I would say probably the type of sound I produce. It’s a blend that I call genre bending. It's like a blend of genres. I usually take elements that I like out of each genre and just sort of make it my own. And then of course I would say obviously the programming. The cadences of the drums and the rhythm. That would be another thing that's like unique and different that I bring to the table.
Could you elaborate on this genre bending?
Yeah, for example if I'm working on a pop record I try to take elements from R&B, hip hop and urban elements and bring them into the pop world to see if it still makes sense for that artist you know, stuff like that and vice versa. Like if I’m working on hip hop I'll try to bring in dubstep or electro kind of stuff but it's still like hip hop you know from that artists.

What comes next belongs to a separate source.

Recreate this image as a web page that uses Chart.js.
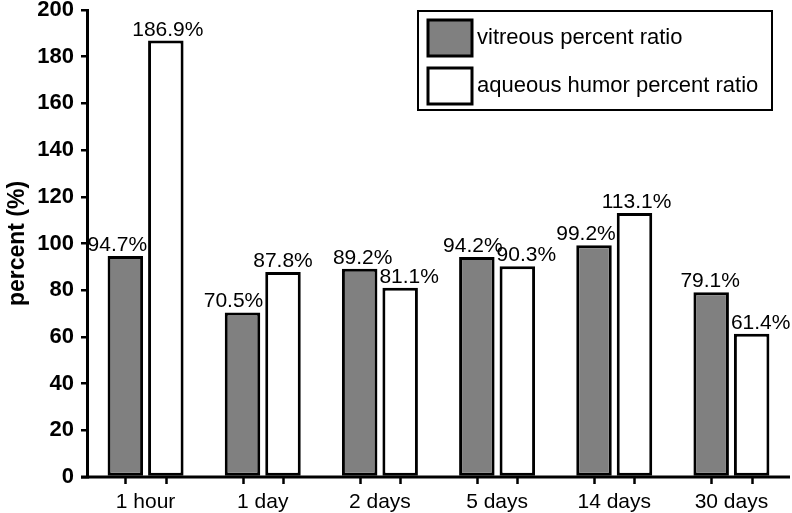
<!DOCTYPE html>
<html>
<head>
<meta charset="utf-8">
<script src="https://cdn.jsdelivr.net/npm/chart.js@4"></script>
<style>
html,body{margin:0;padding:0;background:#fff;}
#wrap{width:792px;height:513px;position:relative;}
</style>
</head>
<body>
<div id="wrap"><canvas id="c" width="792" height="513"></canvas></div>
<script>
const categories = ["1 hour", "1 day", "2 days", "5 days", "14 days", "30 days"];
const vitreous = [94.7, 70.5, 89.2, 94.2, 99.2, 79.1];
const aqueous = [186.9, 87.8, 81.1, 90.3, 113.1, 61.4];
const seriesNames = ["vitreous percent ratio", "aqueous humor percent ratio"];
const yTicks = [0, 20, 40, 60, 80, 100, 120, 140, 160, 180, 200];

// small horizontal nudges of value labels (style only)
const labelNudge = [[-8, -9, 3, -4, -8, -1], [2, 0, 9, 9, 2, 9]];

const FONT = "'Liberation Sans', Arial, Helvetica, sans-serif";

const extras = {
  id: 'extras',
  afterDatasetsDraw(chart) {
    const ctx = chart.ctx;
    const ys = chart.scales.y;
    const area = chart.chartArea;
    ctx.save();
    // value labels
    ctx.fillStyle = '#000';
    ctx.font = '21px ' + FONT;
    ctx.textAlign = 'center';
    ctx.textBaseline = 'alphabetic';
    chart.data.datasets.forEach((ds, di) => {
      const meta = chart.getDatasetMeta(di);
      meta.data.forEach((bar, i) => {
        ctx.fillText(ds.data[i].toFixed(1) + '%', bar.x + labelNudge[di][i], bar.y - 5);
      });
    });
    // x tick marks at bar centers
    ctx.strokeStyle = '#000';
    ctx.lineWidth = 2.5;
    const y0 = ys.getPixelForValue(0);
    chart.data.datasets.forEach((ds, di) => {
      chart.getDatasetMeta(di).data.forEach(bar => {
        ctx.beginPath();
        ctx.moveTo(Math.round(bar.x) + 0.5, y0);
        ctx.lineTo(Math.round(bar.x) + 0.5, y0 + 7);
        ctx.stroke();
      });
    });
    // x axis extends slightly left of y axis
    ctx.lineWidth = 3;
    ctx.beginPath();
    ctx.moveTo(area.left - 6, y0);
    ctx.lineTo(area.right, y0);
    ctx.stroke();
    // legend box
    const bx = 418, by = 11, bw = 354, bh = 99;
    ctx.fillStyle = '#fff';
    ctx.fillRect(bx, by, bw, bh);
    ctx.lineWidth = 2;
    ctx.strokeStyle = '#000';
    ctx.strokeRect(bx, by, bw, bh);
    ctx.font = '22px ' + FONT;
    ctx.textAlign = 'left';
    ctx.textBaseline = 'middle';
    chart.data.datasets.forEach((ds, di) => {
      const sy = 20 + di * 48;
      ctx.fillStyle = ds.backgroundColor;
      ctx.fillRect(428, sy, 44, 36);
      ctx.lineWidth = 3;
      ctx.strokeStyle = '#000';
      ctx.strokeRect(428, sy, 44, 36);
      ctx.fillStyle = '#000';
      ctx.fillText(ds.label, 477, sy + 18);
    });
    ctx.restore();
  }
};

new Chart(document.getElementById('c'), {
  type: 'bar',
  data: {
    labels: categories,
    datasets: [
      { label: seriesNames[0], data: vitreous, backgroundColor: '#808080', borderColor: '#000', borderWidth: 3, borderSkipped: false },
      { label: seriesNames[1], data: aqueous, backgroundColor: '#ffffff', borderColor: '#000', borderWidth: 3, borderSkipped: false }
    ]
  },
  options: {
    responsive: false,
    animation: false,
    devicePixelRatio: 1,
    layout: { padding: { top: 10, right: 2, left: 4, bottom: 0 } },
    datasets: { bar: { categoryPercentage: 0.691, barPercentage: 0.877 } },
    plugins: { legend: { display: false }, tooltip: { enabled: false } },
    scales: {
      x: {
        grid: { display: false, drawTicks: false },
        border: { display: false },
        ticks: { color: '#000', font: { family: FONT, size: 21 }, padding: 13, maxRotation: 0 },
        afterFit(s) { s.height = 36; s.paddingLeft = 0; s.paddingRight = 0; }
      },
      y: {
        min: 0, max: 200,
        afterBuildTicks(s) { s.ticks = yTicks.map(v => ({ value: v })); },
        grid: { drawOnChartArea: false, color: '#000', lineWidth: 2.5, tickLength: 6 },
        border: { display: true, color: '#000', width: 3 },
        ticks: { color: '#000', font: { family: FONT, size: 22, weight: 'bold' }, padding: 7 },
        title: { display: true, text: 'percent (%)', color: '#000', font: { family: FONT, size: 23, weight: 'bold' }, padding: { top: 0, bottom: 2 } },
        afterFit(s) { s.width = 83; s.paddingTop = 0; s.paddingBottom = 0; }
      }
    }
  },
  plugins: [extras]
});
</script>
</body>
</html>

"So I think of things that way when I'm approaching producing."
What is one secret tip that you would be willing to share from your secret sauce? You know one ingredient in the way you put your music together that you might want to share that could really benefit another artist or producer?
I think this will apply to everything. I went to school for audio engineering so I’m heavy into mixing and making sure things sound right and using sound design and everything. One thing that I will say that's a great tip is. Cut first, boost later. When it comes to EQ’ing, you always want to cut out first before you want to boost anything. Most likely when you cut out you're actually making it sound better.
I think a lot of producers sometimes we’re just like, OK that's a frequency we want. So we'll just go ahead crank it up. Well, not necessarily. If you actually cut out the unwanted sound first you may not have to boost anything. Like the sound may already be there and it is going to be more clear and it's going to be more present within the mix. That's why I love the Eyeball for cutting tracks on the road. It's the secret weapon in my portable recording studio because I don't have to cut out or boost a lot of frequencies when it comes time to mix.
Where do you get your inspiration from?
I know this may sound funny. Like of course spending family time. I'm married. I have a wife and two kids.
"So you know spending as much family time as I can kind of like takes my mind off of music for a little bit. That’s where a lot of my inspiration comes."
And it actually hits a lot stronger because the second you're not thinking about music you'll have an idea that will just abruptly appear. So that's one thing I usually have, a voice memo app that I can just pull up and just hum or beat box. So as soon as I get home I can just lay it down.
And another thing too. I'm like a scientist when it comes to creating music so I love sound design and making my own sounds like usually throughout the week I’ll have like one or two days where I'm just creating new sounds. Like new drums, new synths new sound effects or finding new things that I can. Kind of just throw in a beat and then I'll challenge myself for the rest of the week to only use those sounds.
So or most of the time I know it sounds funny. I actually. Try to use stock sounds within the software but then I'll ask myself OK you know everybody has the sound so what can I do to make it sound different but at the same time keep your own identity. So I always try to manipulate sound so they can be ‘Oh yeah, this sounds like a Reezy sound now that I've ran it through filters and distortion and reverse it, add reverb. Now it sounds like something I would use all the time. Often I use stock sounds because it kind of just teaches you to use what you have but like broaden your horizons. So that kind of stuff inspires me all the time.
Why does music matter?
"Music is a type of language that I feel a majority of people gravitate to."
And what I mean by that is it speaks a lot of emotion and speaks feeling. When you're down and depressed you might put on a song that will uplift you or keep you in that state of mind.
So most of the time when you hear music it's more of a feeling first. Like I know you could play your favorite songs and you can remember the exact time, where you were when you first heard the song, what you were we wearing. What time of the day it was. Everybody needs music. Music can get you out of anything. You know if you're trying to get motivated. Or you want to set the mood right, you know. Music has that much power to determine the day in and day out of how people live their lives. Music is like a story that people can fill in.